Já no dia 11 de abril uma esquadrilha portuguesa bloqueou o Porto do Recife, e a fome começou a acirrar os ânimos contrários, pois em Pernambuco só se plantava cana e algodão.

Um sonho que durou setenta e quatro dias
No dia 1º de maio um exército inimigo, vindo da Bahia, cruzou o São Francisco. E com apoio nos senhores de engenho das Alagoas e da Mata Sul, que temiam a libertação dos seus escravos, derrotou as tropas republicanas, mal armadas e sem preparo. No dia 19 de maio, a revolução acabou, e Pernambuco foi ocupado e tratado como um país inimigo.

Dezenas de republicanos foram executados, tendo as suas cabeças e mãos cortadas e expostas em praça pública. Centenas foram despachados para a prisão, na Bahia, onde muitos morreram, devido aos maus tratos, e a comarca das Alagoas foi declarada independente, como prêmio por ter ficado ao lado do Rei.

Apesar disso, a Revolução de 1817 teve grande repercussão, na época, e inspirou os maçons portugueses que promoveram a Revolta do Porto, em 1820; a qual, por sua vez, provocou a independência do Brasil, em 1822. E seus remanescentes -- entre eles Gervásio Pires, Frei Caneca e Manoel de Carvalho -- seriam protagonistas das novas rebeliões pernambucanas de 1821 e 1824. Alguns deles, de 1848.    
Até a memória da Revolução foi perseguida. Por ser independentista, o governo português fez o que pôde para ocultá-la, até 1822. Por ser republicana, continuou no ostracismo durante o Império.
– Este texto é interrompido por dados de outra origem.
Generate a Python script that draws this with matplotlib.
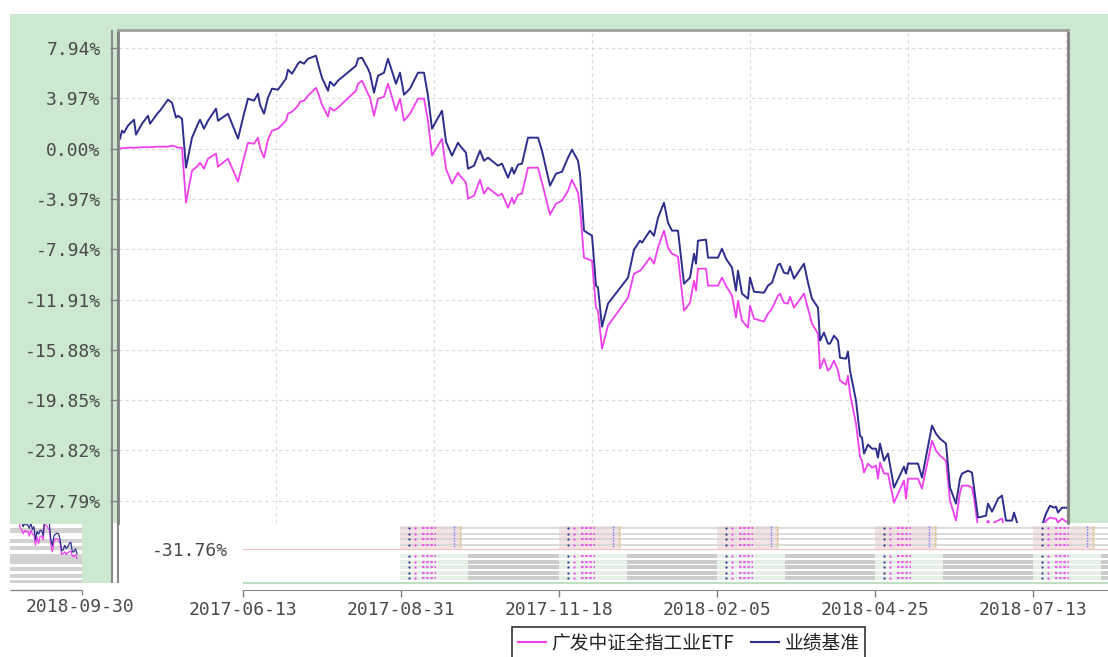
import matplotlib
matplotlib.use("Agg")
import matplotlib.pyplot as plt
import matplotlib.dates as mdates
from matplotlib.patches import Rectangle
from matplotlib.lines import Line2D
import pandas as pd

plt.rcParams["axes.unicode_minus"] = False

W, H, DPI = 1108, 657, 100

# cumulative return (%), fund vs benchmark
trade_dates = [
    "2017-03-27", "2017-03-28", "2017-03-29", "2017-03-31", "2017-04-03", "2017-04-04", "2017-04-07", "2017-04-10", "2017-04-11", "2017-04-15",
    "2017-04-16", "2017-04-20", "2017-04-22", "2017-04-24", "2017-04-25", "2017-04-27", "2017-04-29", "2017-05-02", "2017-05-05", "2017-05-06",
    "2017-05-08", "2017-05-10", "2017-05-14", "2017-05-15", "2017-05-20", "2017-05-25", "2017-05-28", "2017-05-30", "2017-06-02", "2017-06-04",
    "2017-06-05", "2017-06-07", "2017-06-09", "2017-06-11", "2017-06-14", "2017-06-18", "2017-06-19", "2017-06-21", "2017-06-24", "2017-06-25",
    "2017-06-27", "2017-06-29", "2017-07-03", "2017-07-04", "2017-07-06", "2017-07-09", "2017-07-10", "2017-07-12", "2017-07-14", "2017-07-23",
    "2017-07-24", "2017-07-26", "2017-07-29", "2017-07-30", "2017-08-01", "2017-08-03", "2017-08-06", "2017-08-08", "2017-08-12", "2017-08-14",
    "2017-08-16", "2017-08-19", "2017-08-23", "2017-08-26", "2017-08-28", "2017-08-30", "2017-09-04", "2017-09-06", "2017-09-09", "2017-09-12",
    "2017-09-13", "2017-09-16", "2017-09-17", "2017-09-20", "2017-09-23", "2017-09-25", "2017-09-27", "2017-10-02", "2017-10-04", "2017-10-07",
    "2017-10-09", "2017-10-10", "2017-10-12", "2017-10-14", "2017-10-17", "2017-10-22", "2017-10-24", "2017-10-28", "2017-10-31", "2017-11-03",
    "2017-11-06", "2017-11-08", "2017-11-11", "2017-11-12", "2017-11-14", "2017-11-18", "2017-11-20", "2017-11-21", "2017-11-23", "2017-11-26",
    "2017-12-06", "2017-12-09", "2017-12-12", "2017-12-13", "2017-12-17", "2017-12-19", "2017-12-21", "2017-12-24", "2017-12-26", "2017-12-28",
    "2017-12-31", "2018-01-03", "2018-01-06", "2018-01-08", "2018-01-09", "2018-01-10", "2018-01-14", "2018-01-15", "2018-01-20", "2018-01-22",
    "2018-01-24", "2018-01-27", "2018-01-29", "2018-01-30", "2018-02-01", "2018-02-04", "2018-02-05", "2018-02-07", "2018-02-12", "2018-02-14",
    "2018-02-16", "2018-02-19", "2018-02-20", "2018-02-22", "2018-02-24", "2018-02-25", "2018-02-27", "2018-03-04", "2018-03-06", "2018-03-08",
    "2018-03-11", "2018-03-12", "2018-03-14", "2018-03-16", "2018-03-17", "2018-03-19", "2018-03-21", "2018-03-22", "2018-03-25", "2018-03-26",
    "2018-03-27", "2018-03-30", "2018-04-01", "2018-04-02", "2018-04-03", "2018-04-05", "2018-04-07", "2018-04-09", "2018-04-10", "2018-04-11",
    "2018-04-13", "2018-04-15", "2018-04-18", "2018-04-23", "2018-04-24", "2018-04-25", "2018-04-30", "2018-05-02", "2018-05-07", "2018-05-09",
    "2018-05-11", "2018-05-14", "2018-05-16", "2018-05-19", "2018-05-21", "2018-05-22", "2018-05-25", "2018-05-27", "2018-05-28", "2018-05-30",
    "2018-06-03", "2018-06-04", "2018-06-06", "2018-06-07", "2018-06-09", "2018-06-11", "2018-06-13", "2018-06-16", "2018-06-17", "2018-06-19",
    "2018-06-23", "2018-06-28", "2018-07-01", "2018-07-03", "2018-07-05", "2018-07-07", "2018-07-08", "2018-07-09", "2018-07-11", "2018-07-13",
]

fund_ret = [
    0.00, 0.04, 0.04, 0.08, 0.08, 0.08, 0.12, 0.12, 0.12, 0.16,
    0.16, 0.16, 0.24, 0.16, 0.08, 0.08, -4.26, -1.74, -1.34, -1.11,
    -1.58, -0.79, -0.39, -1.42, -0.79, -2.60, -0.71, 0.47, 0.39, 0.87,
    0.08, -0.71, 0.71, 1.42, 1.58, 2.21, 2.76, 2.92, 3.39, 3.71,
    3.79, 4.18, 4.81, 4.42, 3.47, 2.53, 3.24, 3.00, 3.24, 4.58,
    5.13, 5.37, 4.34, 4.03, 2.60, 3.95, 4.10, 5.13, 3.00, 3.95,
    2.21, 2.76, 3.95, 3.95, 2.21, -0.55, 0.79, -1.58, -2.76, -1.89,
    -2.13, -2.68, -3.95, -3.71, -2.45, -3.55, -3.08, -3.71, -3.55, -4.66,
    -3.87, -4.34, -3.63, -3.55, -1.50, -1.50, -2.68, -5.21, -4.34, -4.10,
    -3.32, -2.45, -3.47, -4.66, -8.60, -8.84, -12.55, -12.79, -15.79, -13.97,
    -11.76, -9.87, -9.63, -9.47, -8.60, -9.08, -7.81, -6.47, -7.81, -8.29,
    -8.52, -12.79, -12.16, -10.42, -11.21, -9.47, -9.47, -10.81, -10.81, -10.18,
    -10.81, -11.60, -13.34, -12.00, -13.58, -14.13, -12.39, -13.42, -13.65, -13.02,
    -12.63, -11.60, -11.44, -12.16, -12.23, -11.68, -12.55, -11.44, -12.63, -13.81,
    -14.60, -17.36, -16.58, -17.52, -17.36, -16.73, -17.52, -18.31, -18.63, -17.92,
    -19.34, -21.71, -24.31, -24.63, -25.57, -24.86, -25.18, -25.02, -26.05, -24.78,
    -25.65, -25.65, -27.94, -26.20, -27.63, -26.05, -26.05, -26.84, -23.05, -23.84,
    -24.23, -24.63, -27.78, -29.36, -27.15, -26.60, -26.60, -26.76, -27.55, -29.91,
    -29.76, -29.36, -29.91, -29.52, -29.36, -29.20, -30.31, -30.31, -29.99, -30.78,
    -31.73, -31.57, -30.55, -29.36, -29.12, -29.20, -29.20, -29.52, -29.20, -29.44,
]

bench_ret = [
    0.79, 1.42, 1.26, 1.82, 2.29, 1.11, 1.97, 2.60, 1.97, 2.84,
    3.00, 3.87, 3.63, 2.45, 2.60, 2.37, -1.50, 0.87, 1.97, 2.29,
    1.58, 2.21, 3.16, 2.21, 2.76, 0.79, 2.76, 3.95, 3.79, 4.34,
    3.47, 2.76, 4.03, 4.74, 4.66, 5.53, 6.24, 5.92, 6.71, 6.87,
    6.71, 7.10, 7.34, 6.71, 5.60, 4.58, 5.29, 4.97, 5.37, 6.55,
    7.10, 7.18, 6.31, 5.92, 4.42, 5.76, 6.00, 7.10, 5.13, 6.00,
    4.26, 4.74, 6.00, 6.00, 4.18, 1.58, 3.00, 0.55, -0.55, 0.47,
    0.24, -0.32, -1.58, -1.34, -0.16, -0.95, -0.71, -1.34, -1.18, -2.29,
    -1.50, -1.97, -1.26, -1.18, 0.87, 0.87, -0.16, -2.92, -1.97, -1.82,
    -0.71, -0.08, -0.95, -1.97, -6.47, -6.87, -10.81, -10.97, -14.05, -12.23,
    -10.18, -7.97, -7.26, -7.42, -6.47, -6.87, -5.45, -4.26, -5.84, -6.47,
    -6.47, -10.66, -10.18, -8.29, -9.08, -7.26, -7.18, -8.60, -8.60, -7.89,
    -8.68, -9.39, -11.21, -9.63, -11.44, -11.84, -10.18, -11.29, -11.37, -10.81,
    -10.58, -9.16, -9.08, -9.79, -9.87, -9.31, -10.26, -9.08, -10.58, -11.84,
    -12.55, -15.15, -14.52, -15.39, -15.39, -14.76, -15.15, -16.50, -16.58, -16.02,
    -17.52, -19.89, -22.65, -22.81, -24.07, -23.36, -23.68, -23.68, -24.39, -23.28,
    -24.63, -24.07, -26.76, -25.10, -25.65, -24.86, -24.86, -25.97, -21.86, -22.50,
    -22.89, -23.28, -26.76, -28.02, -26.05, -25.65, -25.42, -25.57, -26.76, -29.12,
    -28.97, -28.02, -28.65, -28.34, -27.63, -27.39, -29.36, -29.36, -28.73, -29.76,
    -30.94, -30.78, -29.76, -28.81, -28.18, -28.34, -28.26, -28.73, -28.34, -28.34,
]

series_names = ["广发中证全指工业ETF", "业绩基准"]
ytick_vals = [7.94, 3.97, 0.00, -3.97, -7.94, -11.91, -15.88, -19.85, -23.82, -27.79]
xtick_dates = ["2017-06-13", "2017-08-31", "2017-11-18", "2018-02-05", "2018-04-25", "2018-07-13"]
floor_val = -31.76
stray_label = "2018-09-30"

FUND_C = "#EE40EE"
BENCH_C = "#2E2E8C"
GREEN = "#CCE8CF"
TICK_FONT = "DejaVu Sans Mono"
TEXT_C = "#4a4a4a"


def px(x0, y0, x1, y1):
    # pixel box (top-left origin) -> figure fraction
    return [x0 / W, 1 - y1 / H, (x1 - x0) / W, (y1 - y0) / H]


dates = pd.to_datetime(trade_dates)
ticks = pd.to_datetime(xtick_dates)

fig = plt.figure(figsize=(W / DPI, H / DPI), dpi=DPI)

# background panel + the garbled strip under the plot
bg = fig.add_axes([0, 0, 1, 1], zorder=-1)
bg.set_xlim(0, W)
bg.set_ylim(H, 0)
bg.axis("off")
bg.add_patch(Rectangle((10, 14), W - 10, 509, color=GREEN, lw=0))
bg.add_patch(Rectangle((10, 523), 102, 60, color=GREEN, lw=0))
bg.vlines([112, 118], 30, 583, color="#8a8a8a", lw=1.5)

# thumbnail junk at lower left
bg.add_patch(Rectangle((10, 524), 72, 59, color="white", lw=0))
for y0, hh in [(528, 5), (539, 4), (546, 4), (554, 10), (567, 4), (574, 4), (580, 3)]:
    bg.add_patch(Rectangle((10, y0), 72, hh, color="#d2d2d2", lw=0))

blocks = [400, 559, 717, 875, 1033]
upper_rows = [528, 533.5, 539, 544.5]
lower_rows = [556, 561.5, 567, 572.5, 578]
bg.hlines(upper_rows, 400, W, color="#d4d4d4", lw=1.2)
for y in lower_rows:
    bg.add_patch(Rectangle((400, y - 2), W - 400, 4, color="#cbcbcb", lw=0))
for xs in blocks:
    bg.add_patch(Rectangle((xs, 525.5), 62, 23, color="#f5e3e3", lw=0))
    for y in lower_rows:
        bg.add_patch(Rectangle((xs, y - 2), 68, 4, color="#e6efe6", lw=0))
    for y in upper_rows + lower_rows:
        bg.plot([xs + 9], [y], "s", ms=1.4, color=BENCH_C, mew=0)
        bg.plot([xs + 15], [y], "s", ms=1.4, color=FUND_C, mew=0)
        bg.hlines(y, xs + 22, xs + 36, color=FUND_C, lw=1.2, linestyles=(0, (1.5, 1)))
    bg.vlines(xs + 54, 526, 548, color="#7a7aff", lw=1, linestyles=(0, (1, 1)))
    bg.vlines(xs + 60, 526, 548, color="#d8c060", lw=1, linestyles=(0, (1, 1)))
bg.hlines(583, 243, W, color="#bfe0c0", lw=1.5)

# stray tick on the left
bg.hlines(590, 10, 82, color="#8a8a8a", lw=1)
bg.vlines(82, 590, 595, color="#8a8a8a", lw=1)
bg.text(80, 607, stray_label, ha="center", va="center", fontsize=13,
        family=TICK_FONT, color=TEXT_C)
bg.add_patch(Rectangle((133, 595), 22, 24, color="white", lw=0, zorder=5))

# main plot
ax = fig.add_axes(px(118, 30, 1068, 523))
ax.set_facecolor("white")
ax.plot(dates, fund_ret, color=FUND_C, lw=1.3)
ax.plot(dates, bench_ret, color=BENCH_C, lw=1.4)
ax.set_xlim(pd.Timestamp("2017-03-26"), pd.Timestamp("2018-07-14"))
ax.set_ylim(-29.55, 9.37)
ax.set_yticks(ytick_vals)
ax.set_yticklabels([f"{v:.2f}%" for v in ytick_vals], family=TICK_FONT)
ax.set_xticks(ticks)
ax.tick_params(axis="x", length=0, labelbottom=False)
ax.tick_params(axis="y", length=6, width=1, color="#808080", pad=6.5,
               labelsize=13, labelcolor=TEXT_C)
ax.grid(True, ls=(0, (3, 3)), color="#dadada", lw=0.8)
ax.spines["bottom"].set_visible(False)
for side, c in [("left", "#808080"), ("top", "#a0a0a0"), ("right", "#808080")]:
    ax.spines[side].set_color(c)
    ax.spines[side].set_linewidth(2)

# small copy of the lines inside the thumbnail
ix = fig.add_axes(px(14, 524, 80, 562))
ix.axis("off")
ix.plot(range(len(fund_ret[150:190])), fund_ret[150:190], color=FUND_C, lw=0.9)
ix.plot(range(len(bench_ret[150:190])), bench_ret[150:190], color=BENCH_C, lw=0.9)
ix.set_ylim(-31.5, -23.5)

# bottom date axis with the floor line
bx = fig.add_axes(px(243, 523, W, 590))
bx.patch.set_alpha(0)
bx.set_xlim(pd.Timestamp("2017-06-13"), pd.Timestamp("2017-06-13") + pd.Timedelta(days=432.5))
bx.set_ylim(-34.96, -29.67)
bx.axhline(floor_val, color="#efc4c4", lw=0.9)
bx.set_yticks([floor_val])
bx.set_yticklabels([f"{floor_val:.2f}%"], family=TICK_FONT)
bx.set_xticks(ticks)
bx.xaxis.set_major_formatter(mdates.DateFormatter("%Y-%m-%d"))
for lab in bx.get_xticklabels():
    lab.set_family(TICK_FONT)
bx.tick_params(axis="y", length=0, pad=11, labelsize=13, labelcolor=TEXT_C)
bx.tick_params(axis="x", length=5, width=1, color="#808080", pad=3,
               labelsize=13, labelcolor=TEXT_C)
for side in ["left", "right", "top"]:
    bx.spines[side].set_visible(False)
bx.spines["bottom"].set_color("#8a8a8a")

handles = [Line2D([], [], color=FUND_C, lw=1.5), Line2D([], [], color=BENCH_C, lw=1.5)]
leg = fig.legend(handles, series_names, loc="upper left",
                 bbox_to_anchor=(512 / W, 1 - 627 / H), ncol=2, frameon=True,
                 fancybox=False, edgecolor="black",
                 prop={"family": ["Noto Sans CJK SC", "DejaVu Sans"], "size": 13.5},
                 handlelength=1.5, handletextpad=0.3, columnspacing=0.9,
                 borderpad=0.3, borderaxespad=0)
leg.get_frame().set_linewidth(1.2)
for t in leg.get_texts():
    t.set_color("#222222")

fig.savefig("out.png", dpi=DPI)
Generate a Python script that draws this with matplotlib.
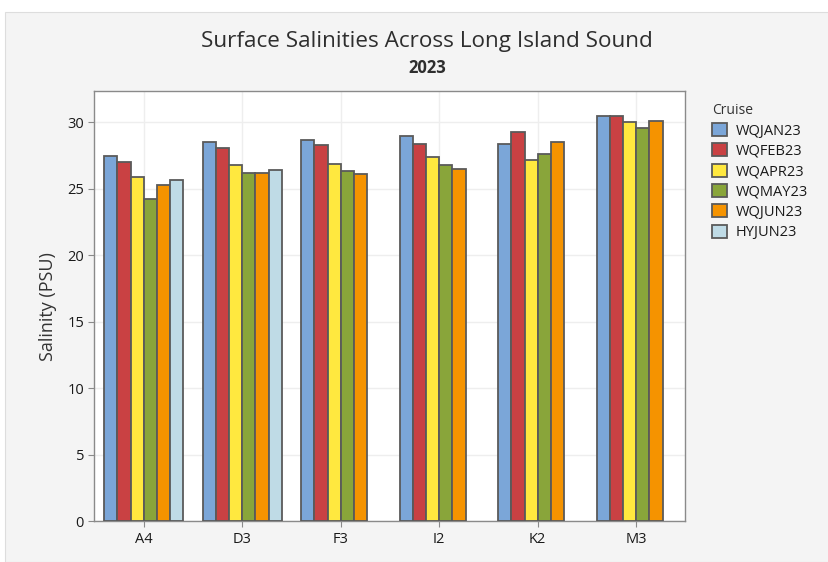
import numpy as np
import matplotlib
matplotlib.use('Agg')
import matplotlib.pyplot as plt
from matplotlib.patches import Rectangle

plt.rcParams['font.family'] = ['Open Sans', 'DejaVu Sans']

stations = ['A4', 'D3', 'F3', 'I2', 'K2', 'M3']
cruises = ['WQJAN23', 'WQFEB23', 'WQAPR23', 'WQMAY23', 'WQJUN23', 'HYJUN23']
wqjan23 = [27.5, 28.5, 28.7, 28.95, 28.4, 30.5]
wqfeb23 = [27.0, 28.05, 28.3, 28.4, 29.25, 30.5]
wqapr23 = [25.85, 26.75, 26.85, 27.4, 27.15, 30.0]
wqmay23 = [24.2, 26.2, 26.3, 26.75, 27.6, 29.6]
wqjun23 = [25.3, 26.2, 26.1, 26.5, 28.5, 30.1]
hyjun23 = [25.65, 26.4, np.nan, np.nan, np.nan, np.nan]
series = [wqjan23, wqfeb23, wqapr23, wqmay23, wqjun23, hyjun23]
colors = ['#7BA6D8', '#C94143', '#FFE83F', '#89A53A', '#F59300', '#BFDBE6']

fig = plt.figure(figsize=(8.29, 5.62), dpi=100, facecolor='white')
fig.patches.append(Rectangle((5 / 829, 0), 1, 1 - 12 / 562, transform=fig.transFigure,
                             facecolor='#f4f4f4', edgecolor='#dddddd', lw=0.8, zorder=-10))

ax = fig.add_axes([94.5 / 829, (562 - 521.3) / 562, 591 / 829, 430.3 / 562])
ax.set_facecolor('white')

x = np.arange(len(stations))
w = 0.134
for i, (vals, c, name) in enumerate(zip(series, colors, cruises)):
    ax.bar(x + (i - 2.5) * w, vals, w, color=c, edgecolor='#5a5a5a', linewidth=1.3,
           label=name, zorder=3)

ax.set_xlim(-0.5, 5.5)
ax.set_ylim(0, 32.35)
ax.set_xticks(x)
ax.set_xticklabels(stations)
ax.set_yticks(np.arange(0, 31, 5))
ax.grid(True, color='#eeeeee', lw=1, zorder=0)
for s in ax.spines.values():
    s.set_color('#8a8a8a')
    s.set_linewidth(1)
ax.tick_params(colors='#8a8a8a', labelcolor='#1a1a1a', labelsize=10.5, length=4)
ax.set_ylabel('Salinity (PSU)', fontsize=13, color='#333333', labelpad=7)

fig.text(427 / 829, 1 - 42 / 562, 'Surface Salinities Across Long Island Sound',
         ha='center', va='center', fontsize=16.2, color='#2e2e2e')
fig.text(427 / 829, 1 - 68 / 562, '2023', ha='center', va='center', fontsize=12,
         fontweight='bold', color='#2e2e2e')

leg = ax.legend(loc='upper left', bbox_to_anchor=(702 / 829, 1 - 93 / 562),
                bbox_transform=fig.transFigure, frameon=False, title='Cruise',
                fontsize=10.5, title_fontsize=10, handlelength=1.0, handleheight=1.0,
                labelspacing=0.33, handletextpad=0.6, alignment='left', borderpad=0.2)
for t in leg.get_texts():
    t.set_color('#1a1a1a')
leg.get_title().set_color('#333333')

fig.savefig('out.png', dpi=100, facecolor=fig.get_facecolor())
Apenas durante a República Velha ela foi reconhecida.

O dia 6 de março foi considerado feriado nacional no seu centenário, em 1917, e sua bandeira tornou-se, então, o símbolo de Pernambuco.

Mas aí vieram o Estado Novo, depois o golpe militar de 1964, e, por ser radicalmente democrática, ela foi empurrada, novamente, para baixo do tapete.

Que as comemorações do bicentenário possam tirá-la de lá.